What to work on: Please write the listing below out again exactly, leaving every picture behind.

************

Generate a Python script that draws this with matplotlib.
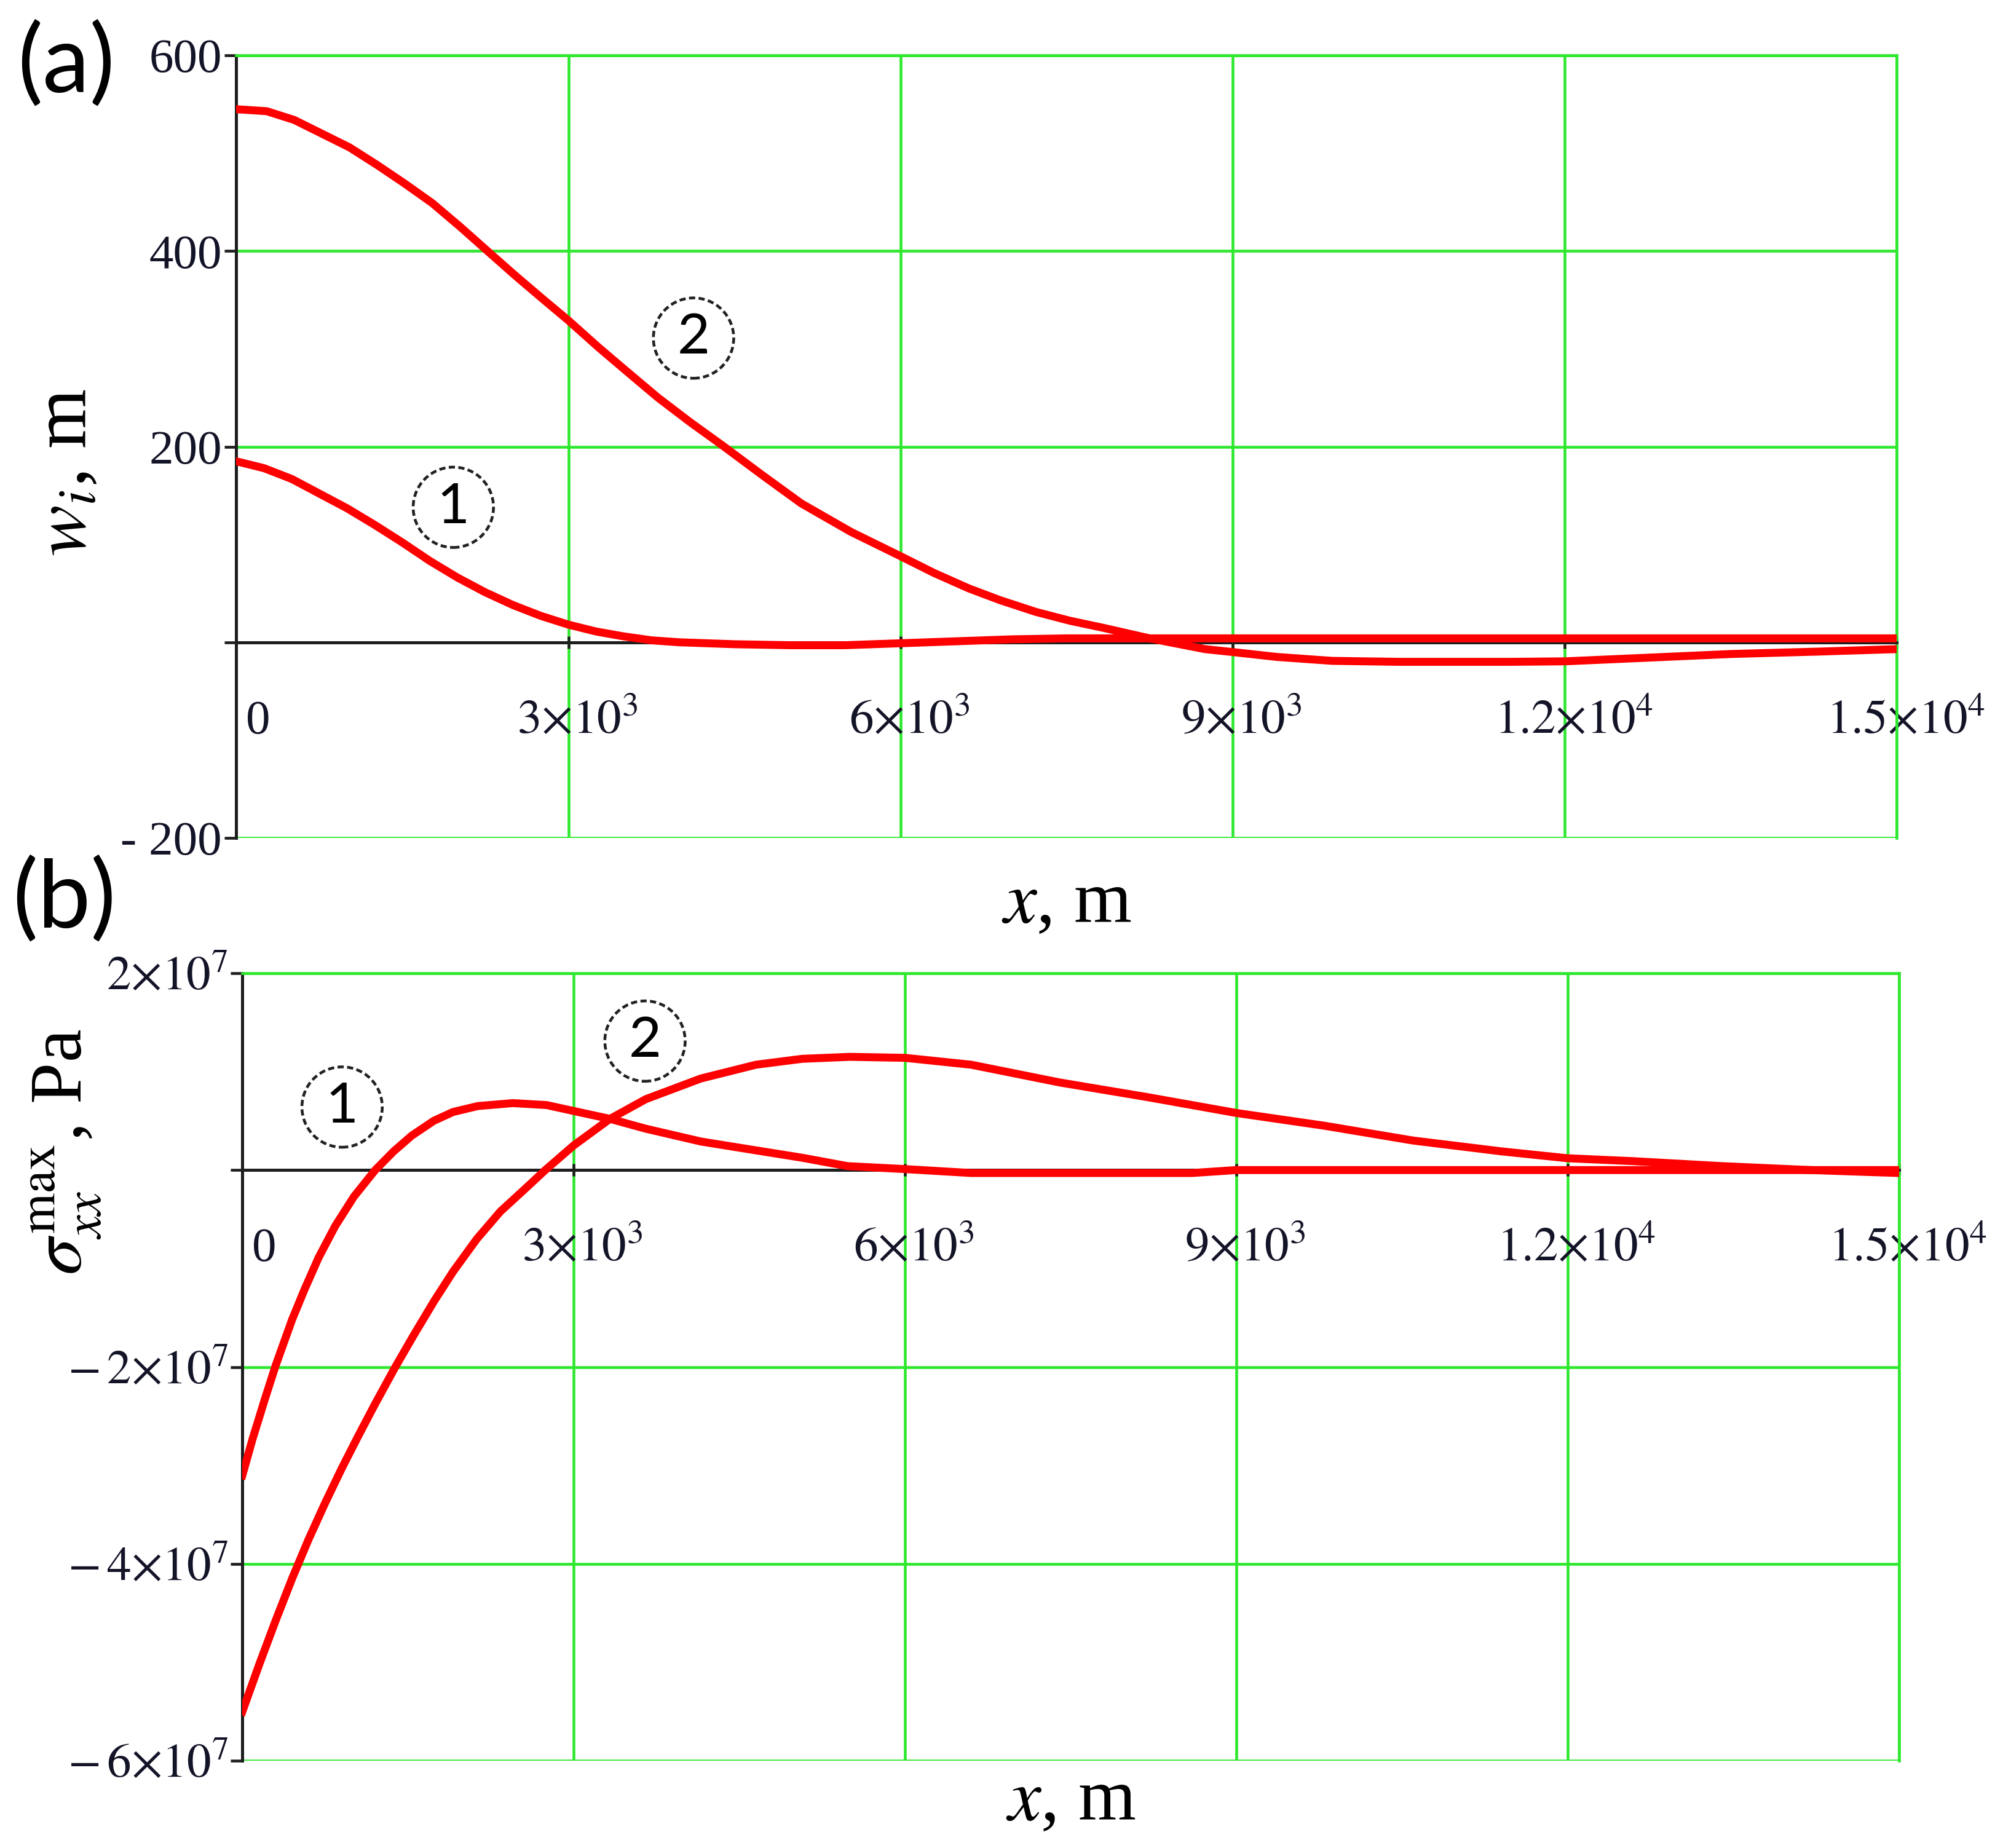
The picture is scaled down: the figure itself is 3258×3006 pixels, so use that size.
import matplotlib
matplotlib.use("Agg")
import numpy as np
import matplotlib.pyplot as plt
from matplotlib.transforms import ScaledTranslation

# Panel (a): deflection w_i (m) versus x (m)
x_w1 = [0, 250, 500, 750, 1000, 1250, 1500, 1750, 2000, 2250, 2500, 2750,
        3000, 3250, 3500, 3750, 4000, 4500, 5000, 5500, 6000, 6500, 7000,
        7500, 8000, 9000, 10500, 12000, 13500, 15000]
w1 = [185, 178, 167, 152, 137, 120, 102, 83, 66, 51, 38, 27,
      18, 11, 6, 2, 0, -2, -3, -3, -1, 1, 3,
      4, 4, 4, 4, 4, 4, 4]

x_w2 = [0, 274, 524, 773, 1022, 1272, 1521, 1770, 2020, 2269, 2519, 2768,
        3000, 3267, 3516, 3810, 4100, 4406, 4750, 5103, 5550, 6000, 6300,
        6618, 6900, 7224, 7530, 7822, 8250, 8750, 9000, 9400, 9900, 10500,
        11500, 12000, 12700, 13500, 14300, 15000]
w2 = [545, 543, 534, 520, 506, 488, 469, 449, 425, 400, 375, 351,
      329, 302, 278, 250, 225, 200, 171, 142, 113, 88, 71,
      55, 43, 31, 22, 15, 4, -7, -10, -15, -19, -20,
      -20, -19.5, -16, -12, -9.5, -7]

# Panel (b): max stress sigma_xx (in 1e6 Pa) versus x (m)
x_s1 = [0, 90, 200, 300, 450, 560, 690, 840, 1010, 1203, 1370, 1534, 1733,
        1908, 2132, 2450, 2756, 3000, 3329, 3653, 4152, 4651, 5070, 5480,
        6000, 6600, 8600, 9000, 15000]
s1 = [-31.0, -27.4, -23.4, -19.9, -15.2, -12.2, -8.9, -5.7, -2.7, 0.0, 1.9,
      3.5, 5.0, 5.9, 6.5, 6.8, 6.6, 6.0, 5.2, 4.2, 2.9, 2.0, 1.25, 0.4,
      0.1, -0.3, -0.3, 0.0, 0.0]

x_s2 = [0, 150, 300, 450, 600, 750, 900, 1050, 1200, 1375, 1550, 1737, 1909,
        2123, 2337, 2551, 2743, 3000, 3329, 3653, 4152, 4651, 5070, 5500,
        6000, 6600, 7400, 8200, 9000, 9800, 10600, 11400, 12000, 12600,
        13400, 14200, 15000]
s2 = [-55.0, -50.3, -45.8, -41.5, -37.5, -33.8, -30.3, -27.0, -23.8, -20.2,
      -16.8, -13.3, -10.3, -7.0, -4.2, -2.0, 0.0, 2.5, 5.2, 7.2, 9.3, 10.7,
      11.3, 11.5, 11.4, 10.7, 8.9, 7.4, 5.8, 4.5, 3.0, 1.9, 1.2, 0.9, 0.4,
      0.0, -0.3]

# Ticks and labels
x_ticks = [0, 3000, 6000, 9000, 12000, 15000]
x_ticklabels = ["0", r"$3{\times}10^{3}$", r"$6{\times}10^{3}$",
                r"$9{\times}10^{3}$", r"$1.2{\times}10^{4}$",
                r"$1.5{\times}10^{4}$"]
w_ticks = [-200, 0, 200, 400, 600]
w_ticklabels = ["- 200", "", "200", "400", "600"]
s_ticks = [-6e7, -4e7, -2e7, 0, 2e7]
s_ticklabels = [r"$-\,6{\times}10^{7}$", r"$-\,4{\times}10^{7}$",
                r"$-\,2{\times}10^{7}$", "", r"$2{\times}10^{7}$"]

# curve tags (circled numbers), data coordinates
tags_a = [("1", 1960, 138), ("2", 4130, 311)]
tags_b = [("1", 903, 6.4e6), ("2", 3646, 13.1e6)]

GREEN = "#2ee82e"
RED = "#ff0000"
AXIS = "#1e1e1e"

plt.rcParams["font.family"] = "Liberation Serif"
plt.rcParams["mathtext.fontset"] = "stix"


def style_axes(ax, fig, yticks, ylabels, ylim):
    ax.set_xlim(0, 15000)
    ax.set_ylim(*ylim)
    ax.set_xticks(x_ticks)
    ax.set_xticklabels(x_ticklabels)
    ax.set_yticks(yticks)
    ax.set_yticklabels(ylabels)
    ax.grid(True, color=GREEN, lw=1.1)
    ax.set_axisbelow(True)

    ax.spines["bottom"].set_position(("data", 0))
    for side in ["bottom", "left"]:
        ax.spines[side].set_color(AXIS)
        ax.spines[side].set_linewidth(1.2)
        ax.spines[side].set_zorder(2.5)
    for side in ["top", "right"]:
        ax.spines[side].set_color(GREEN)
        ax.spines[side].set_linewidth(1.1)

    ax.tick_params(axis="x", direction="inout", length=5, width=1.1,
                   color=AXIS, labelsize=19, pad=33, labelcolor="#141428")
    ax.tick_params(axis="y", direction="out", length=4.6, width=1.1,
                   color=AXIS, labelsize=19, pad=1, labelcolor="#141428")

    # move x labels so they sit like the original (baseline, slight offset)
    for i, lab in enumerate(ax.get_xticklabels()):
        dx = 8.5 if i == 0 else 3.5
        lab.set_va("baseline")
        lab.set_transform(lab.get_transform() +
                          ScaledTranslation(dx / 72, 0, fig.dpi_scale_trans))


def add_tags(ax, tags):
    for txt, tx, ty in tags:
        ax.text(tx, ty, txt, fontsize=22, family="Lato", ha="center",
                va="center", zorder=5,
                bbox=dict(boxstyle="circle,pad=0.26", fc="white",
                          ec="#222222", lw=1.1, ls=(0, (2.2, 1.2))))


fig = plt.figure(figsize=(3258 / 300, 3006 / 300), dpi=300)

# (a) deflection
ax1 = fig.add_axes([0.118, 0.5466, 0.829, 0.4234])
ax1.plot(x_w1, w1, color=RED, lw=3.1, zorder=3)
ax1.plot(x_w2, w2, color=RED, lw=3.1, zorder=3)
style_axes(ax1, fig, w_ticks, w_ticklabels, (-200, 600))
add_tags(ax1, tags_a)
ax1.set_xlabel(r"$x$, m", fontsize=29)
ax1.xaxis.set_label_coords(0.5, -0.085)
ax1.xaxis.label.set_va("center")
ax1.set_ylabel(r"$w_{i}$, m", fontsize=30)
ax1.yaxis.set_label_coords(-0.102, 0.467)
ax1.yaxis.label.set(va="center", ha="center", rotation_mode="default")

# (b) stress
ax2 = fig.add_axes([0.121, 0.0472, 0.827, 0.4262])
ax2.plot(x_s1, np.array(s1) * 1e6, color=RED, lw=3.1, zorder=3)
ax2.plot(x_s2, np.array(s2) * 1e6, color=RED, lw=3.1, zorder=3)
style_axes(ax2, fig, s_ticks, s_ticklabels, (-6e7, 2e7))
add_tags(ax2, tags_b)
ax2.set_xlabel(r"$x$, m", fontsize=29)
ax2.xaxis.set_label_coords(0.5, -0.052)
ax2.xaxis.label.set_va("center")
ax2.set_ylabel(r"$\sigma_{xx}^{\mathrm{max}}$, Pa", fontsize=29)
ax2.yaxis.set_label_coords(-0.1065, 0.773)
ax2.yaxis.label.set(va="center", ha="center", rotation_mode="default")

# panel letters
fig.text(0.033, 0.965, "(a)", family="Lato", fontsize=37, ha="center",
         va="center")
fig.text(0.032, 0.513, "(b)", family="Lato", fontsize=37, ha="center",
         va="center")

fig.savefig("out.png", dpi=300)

************

Final result:
Generate a Python script that draws this with matplotlib.
The picture is scaled down: the figure itself is 3258×3006 pixels, so use that size.
import matplotlib
matplotlib.use("Agg")
import numpy as np
import matplotlib.pyplot as plt
from matplotlib.transforms import ScaledTranslation

# Panel (a): deflection w_i (m) versus x (m)
x_w1 = [0, 250, 500, 750, 1000, 1250, 1500, 1750, 2000, 2250, 2500, 2750,
        3000, 3250, 3500, 3750, 4000, 4500, 5000, 5500, 6000, 6500, 7000,
        7500, 8000, 9000, 10500, 12000, 13500, 15000]
w1 = [185, 178, 167, 152, 137, 120, 102, 83, 66, 51, 38, 27,
      18, 11, 6, 2, 0, -2, -3, -3, -1, 1, 3,
      4, 4, 4, 4, 4, 4, 4]

x_w2 = [0, 274, 524, 773, 1022, 1272, 1521, 1770, 2020, 2269, 2519, 2768,
        3000, 3267, 3516, 3810, 4100, 4406, 4750, 5103, 5550, 6000, 6300,
        6618, 6900, 7224, 7530, 7822, 8250, 8750, 9000, 9400, 9900, 10500,
        11500, 12000, 12700, 13500, 14300, 15000]
w2 = [545, 543, 534, 520, 506, 488, 469, 449, 425, 400, 375, 351,
      329, 302, 278, 250, 225, 200, 171, 142, 113, 88, 71,
      55, 43, 31, 22, 15, 4, -7, -10, -15, -19, -20,
      -20, -19.5, -16, -12, -9.5, -7]

# Panel (b): max stress sigma_xx (in 1e6 Pa) versus x (m)
x_s1 = [0, 90, 200, 300, 450, 560, 690, 840, 1010, 1203, 1370, 1534, 1733,
        1908, 2132, 2450, 2756, 3000, 3329, 3653, 4152, 4651, 5070, 5480,
        6000, 6600, 8600, 9000, 15000]
s1 = [-31.0, -27.4, -23.4, -19.9, -15.2, -12.2, -8.9, -5.7, -2.7, 0.0, 1.9,
      3.5, 5.0, 5.9, 6.5, 6.8, 6.6, 6.0, 5.2, 4.2, 2.9, 2.0, 1.25, 0.4,
      0.1, -0.3, -0.3, 0.0, 0.0]

x_s2 = [0, 150, 300, 450, 600, 750, 900, 1050, 1200, 1375, 1550, 1737, 1909,
        2123, 2337, 2551, 2743, 3000, 3329, 3653, 4152, 4651, 5070, 5500,
        6000, 6600, 7400, 8200, 9000, 9800, 10600, 11400, 12000, 12600,
        13400, 14200, 15000]
s2 = [-55.0, -50.3, -45.8, -41.5, -37.5, -33.8, -30.3, -27.0, -23.8, -20.2,
      -16.8, -13.3, -10.3, -7.0, -4.2, -2.0, 0.0, 2.5, 5.2, 7.2, 9.3, 10.7,
      11.3, 11.5, 11.4, 10.7, 8.9, 7.4, 5.8, 4.5, 3.0, 1.9, 1.2, 0.9, 0.4,
      0.0, -0.3]

# Ticks and labels
x_ticks = [0, 3000, 6000, 9000, 12000, 15000]
x_ticklabels = ["0", r"$3{\times}10^{3}$", r"$6{\times}10^{3}$",
                r"$9{\times}10^{3}$", r"$1.2{\times}10^{4}$",
                r"$1.5{\times}10^{4}$"]
w_ticks = [-200, 0, 200, 400, 600]
w_ticklabels = ["- 200", "", "200", "400", "600"]
s_ticks = [-6e7, -4e7, -2e7, 0, 2e7]
s_ticklabels = [r"$-\,6{\times}10^{7}$", r"$-\,4{\times}10^{7}$",
                r"$-\,2{\times}10^{7}$", "", r"$2{\times}10^{7}$"]

# curve tags (circled numbers), data coordinates
tags_a = [("1", 1960, 138), ("2", 4130, 311)]
tags_b = [("1", 903, 6.4e6), ("2", 3646, 13.1e6)]

GREEN = "#2ee82e"
RED = "#ff0000"
AXIS = "#1e1e1e"

plt.rcParams["font.family"] = "Liberation Serif"
plt.rcParams["mathtext.fontset"] = "stix"


def style_axes(ax, fig, yticks, ylabels, ylim):
    ax.set_xlim(0, 15000)
    ax.set_ylim(*ylim)
    ax.set_xticks(x_ticks)
    ax.set_xticklabels(x_ticklabels)
    ax.set_yticks(yticks)
    ax.set_yticklabels(ylabels)
    ax.grid(True, color=GREEN, lw=1.1)
    ax.set_axisbelow(True)

    ax.spines["bottom"].set_position(("data", 0))
    for side in ["bottom", "left"]:
        ax.spines[side].set_color(AXIS)
        ax.spines[side].set_linewidth(1.2)
        ax.spines[side].set_zorder(2.5)
    for side in ["top", "right"]:
        ax.spines[side].set_color(GREEN)
        ax.spines[side].set_linewidth(1.1)

    ax.tick_params(axis="x", direction="inout", length=5, width=1.1,
                   color=AXIS, labelsize=19, pad=33, labelcolor="#141428")
    ax.tick_params(axis="y", direction="out", length=4.6, width=1.1,
                   color=AXIS, labelsize=19, pad=1, labelcolor="#141428")

    # move x labels so they sit like the original (baseline, slight offset)
    for i, lab in enumerate(ax.get_xticklabels()):
        dx = 8.5 if i == 0 else 3.5
        lab.set_va("baseline")
        lab.set_transform(lab.get_transform() +
                          ScaledTranslation(dx / 72, 0, fig.dpi_scale_trans))


def add_tags(ax, tags):
    for txt, tx, ty in tags:
        ax.text(tx, ty, txt, fontsize=22, family="Lato", ha="center",
                va="center", zorder=5,
                bbox=dict(boxstyle="circle,pad=0.26", fc="white",
                          ec="#222222", lw=1.1, ls=(0, (2.2, 1.2))))


fig = plt.figure(figsize=(3258 / 300, 3006 / 300), dpi=300)

# (a) deflection
ax1 = fig.add_axes([0.118, 0.5466, 0.829, 0.4234])
ax1.plot(x_w1, w1, color=RED, lw=3.1, zorder=3)
ax1.plot(x_w2, w2, color=RED, lw=3.1, zorder=3)
style_axes(ax1, fig, w_ticks, w_ticklabels, (-200, 600))
add_tags(ax1, tags_a)
ax1.set_xlabel(r"$x$, m", fontsize=29)
ax1.xaxis.set_label_coords(0.5, -0.085)
ax1.xaxis.label.set_va("center")
ax1.set_ylabel(r"$w_{i}$, m", fontsize=30)
ax1.yaxis.set_label_coords(-0.102, 0.467)
ax1.yaxis.label.set(va="center", ha="center", rotation_mode="default")

# (b) stress
ax2 = fig.add_axes([0.121, 0.0472, 0.827, 0.4262])
ax2.plot(x_s1, np.array(s1) * 1e6, color=RED, lw=3.1, zorder=3)
ax2.plot(x_s2, np.array(s2) * 1e6, color=RED, lw=3.1, zorder=3)
style_axes(ax2, fig, s_ticks, s_ticklabels, (-6e7, 2e7))
add_tags(ax2, tags_b)
ax2.set_xlabel(r"$x$, m", fontsize=29)
ax2.xaxis.set_label_coords(0.5, -0.052)
ax2.xaxis.label.set_va("center")
ax2.set_ylabel(r"$\sigma_{xx}^{\mathrm{max}}$, Pa", fontsize=29)
ax2.yaxis.set_label_coords(-0.1065, 0.773)
ax2.yaxis.label.set(va="center", ha="center", rotation_mode="default")

# panel letters
fig.text(0.033, 0.965, "(a)", family="Lato", fontsize=37, ha="center",
         va="center")
fig.text(0.032, 0.513, "(b)", family="Lato", fontsize=37, ha="center",
         va="center")

fig.savefig("out.png", dpi=300)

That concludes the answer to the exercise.